Objective » Every line below is to be copied exactly, with the pictures left out.

Dataset content »
⁂

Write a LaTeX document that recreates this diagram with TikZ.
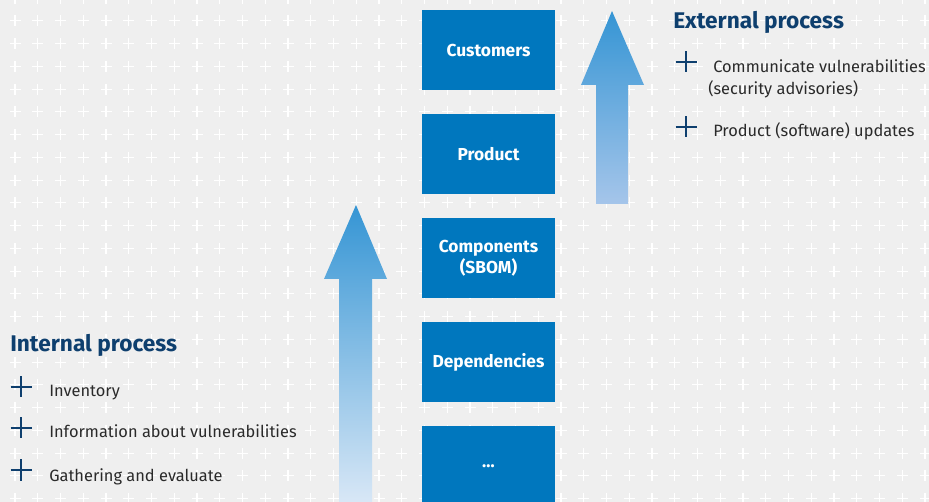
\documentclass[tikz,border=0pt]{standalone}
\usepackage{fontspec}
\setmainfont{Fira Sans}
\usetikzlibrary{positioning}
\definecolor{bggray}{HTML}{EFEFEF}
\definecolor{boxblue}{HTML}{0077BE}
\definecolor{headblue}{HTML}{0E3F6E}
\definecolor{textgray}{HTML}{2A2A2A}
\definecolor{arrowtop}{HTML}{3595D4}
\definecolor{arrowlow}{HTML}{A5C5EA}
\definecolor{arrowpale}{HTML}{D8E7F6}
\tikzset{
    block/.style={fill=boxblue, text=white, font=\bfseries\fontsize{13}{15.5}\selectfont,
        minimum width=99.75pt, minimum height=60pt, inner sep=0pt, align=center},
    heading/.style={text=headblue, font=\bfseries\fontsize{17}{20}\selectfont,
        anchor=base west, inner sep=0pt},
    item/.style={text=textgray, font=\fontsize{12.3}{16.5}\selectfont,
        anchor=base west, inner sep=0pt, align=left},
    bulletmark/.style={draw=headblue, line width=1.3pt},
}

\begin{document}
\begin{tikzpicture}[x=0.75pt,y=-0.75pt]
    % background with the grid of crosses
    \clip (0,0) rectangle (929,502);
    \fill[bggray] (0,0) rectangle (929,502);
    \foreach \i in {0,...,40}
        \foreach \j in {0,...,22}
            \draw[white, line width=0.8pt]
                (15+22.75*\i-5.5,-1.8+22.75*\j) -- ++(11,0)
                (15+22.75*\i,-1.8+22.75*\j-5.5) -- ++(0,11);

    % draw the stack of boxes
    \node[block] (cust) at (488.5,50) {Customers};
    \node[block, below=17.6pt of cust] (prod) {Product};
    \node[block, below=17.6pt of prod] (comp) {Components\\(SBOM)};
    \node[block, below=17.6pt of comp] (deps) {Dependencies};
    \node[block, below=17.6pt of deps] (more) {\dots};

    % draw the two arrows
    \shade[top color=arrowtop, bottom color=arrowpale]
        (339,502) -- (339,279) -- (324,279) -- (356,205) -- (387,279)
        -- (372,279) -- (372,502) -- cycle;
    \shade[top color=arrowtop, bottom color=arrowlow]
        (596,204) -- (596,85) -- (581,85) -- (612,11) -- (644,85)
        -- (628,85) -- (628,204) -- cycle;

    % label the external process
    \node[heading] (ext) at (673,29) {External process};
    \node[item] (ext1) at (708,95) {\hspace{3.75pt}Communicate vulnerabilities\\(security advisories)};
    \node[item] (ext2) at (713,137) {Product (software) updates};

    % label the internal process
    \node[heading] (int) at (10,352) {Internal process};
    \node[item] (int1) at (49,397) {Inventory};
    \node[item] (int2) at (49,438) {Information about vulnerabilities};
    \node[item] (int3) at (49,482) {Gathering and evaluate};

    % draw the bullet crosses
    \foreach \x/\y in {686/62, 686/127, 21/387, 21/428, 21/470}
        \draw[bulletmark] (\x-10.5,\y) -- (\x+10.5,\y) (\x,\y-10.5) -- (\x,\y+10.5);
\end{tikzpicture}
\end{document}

⁂

Written response »
Write a LaTeX document that recreates this diagram with TikZ.
\documentclass[tikz,border=0pt]{standalone}
\usepackage{fontspec}
\setmainfont{Fira Sans}
\usetikzlibrary{positioning}
\definecolor{bggray}{HTML}{EFEFEF}
\definecolor{boxblue}{HTML}{0077BE}
\definecolor{headblue}{HTML}{0E3F6E}
\definecolor{textgray}{HTML}{2A2A2A}
\definecolor{arrowtop}{HTML}{3595D4}
\definecolor{arrowlow}{HTML}{A5C5EA}
\definecolor{arrowpale}{HTML}{D8E7F6}
\tikzset{
    block/.style={fill=boxblue, text=white, font=\bfseries\fontsize{13}{15.5}\selectfont,
        minimum width=99.75pt, minimum height=60pt, inner sep=0pt, align=center},
    heading/.style={text=headblue, font=\bfseries\fontsize{17}{20}\selectfont,
        anchor=base west, inner sep=0pt},
    item/.style={text=textgray, font=\fontsize{12.3}{16.5}\selectfont,
        anchor=base west, inner sep=0pt, align=left},
    bulletmark/.style={draw=headblue, line width=1.3pt},
}

\begin{document}
\begin{tikzpicture}[x=0.75pt,y=-0.75pt]
    % background with the grid of crosses
    \clip (0,0) rectangle (929,502);
    \fill[bggray] (0,0) rectangle (929,502);
    \foreach \i in {0,...,40}
        \foreach \j in {0,...,22}
            \draw[white, line width=0.8pt]
                (15+22.75*\i-5.5,-1.8+22.75*\j) -- ++(11,0)
                (15+22.75*\i,-1.8+22.75*\j-5.5) -- ++(0,11);

    % draw the stack of boxes
    \node[block] (cust) at (488.5,50) {Customers};
    \node[block, below=17.6pt of cust] (prod) {Product};
    \node[block, below=17.6pt of prod] (comp) {Components\\(SBOM)};
    \node[block, below=17.6pt of comp] (deps) {Dependencies};
    \node[block, below=17.6pt of deps] (more) {\dots};

    % draw the two arrows
    \shade[top color=arrowtop, bottom color=arrowpale]
        (339,502) -- (339,279) -- (324,279) -- (356,205) -- (387,279)
        -- (372,279) -- (372,502) -- cycle;
    \shade[top color=arrowtop, bottom color=arrowlow]
        (596,204) -- (596,85) -- (581,85) -- (612,11) -- (644,85)
        -- (628,85) -- (628,204) -- cycle;

    % label the external process
    \node[heading] (ext) at (673,29) {External process};
    \node[item] (ext1) at (708,95) {\hspace{3.75pt}Communicate vulnerabilities\\(security advisories)};
    \node[item] (ext2) at (713,137) {Product (software) updates};

    % label the internal process
    \node[heading] (int) at (10,352) {Internal process};
    \node[item] (int1) at (49,397) {Inventory};
    \node[item] (int2) at (49,438) {Information about vulnerabilities};
    \node[item] (int3) at (49,482) {Gathering and evaluate};

    % draw the bullet crosses
    \foreach \x/\y in {686/62, 686/127, 21/387, 21/428, 21/470}
        \draw[bulletmark] (\x-10.5,\y) -- (\x+10.5,\y) (\x,\y-10.5) -- (\x,\y+10.5);
\end{tikzpicture}
\end{document}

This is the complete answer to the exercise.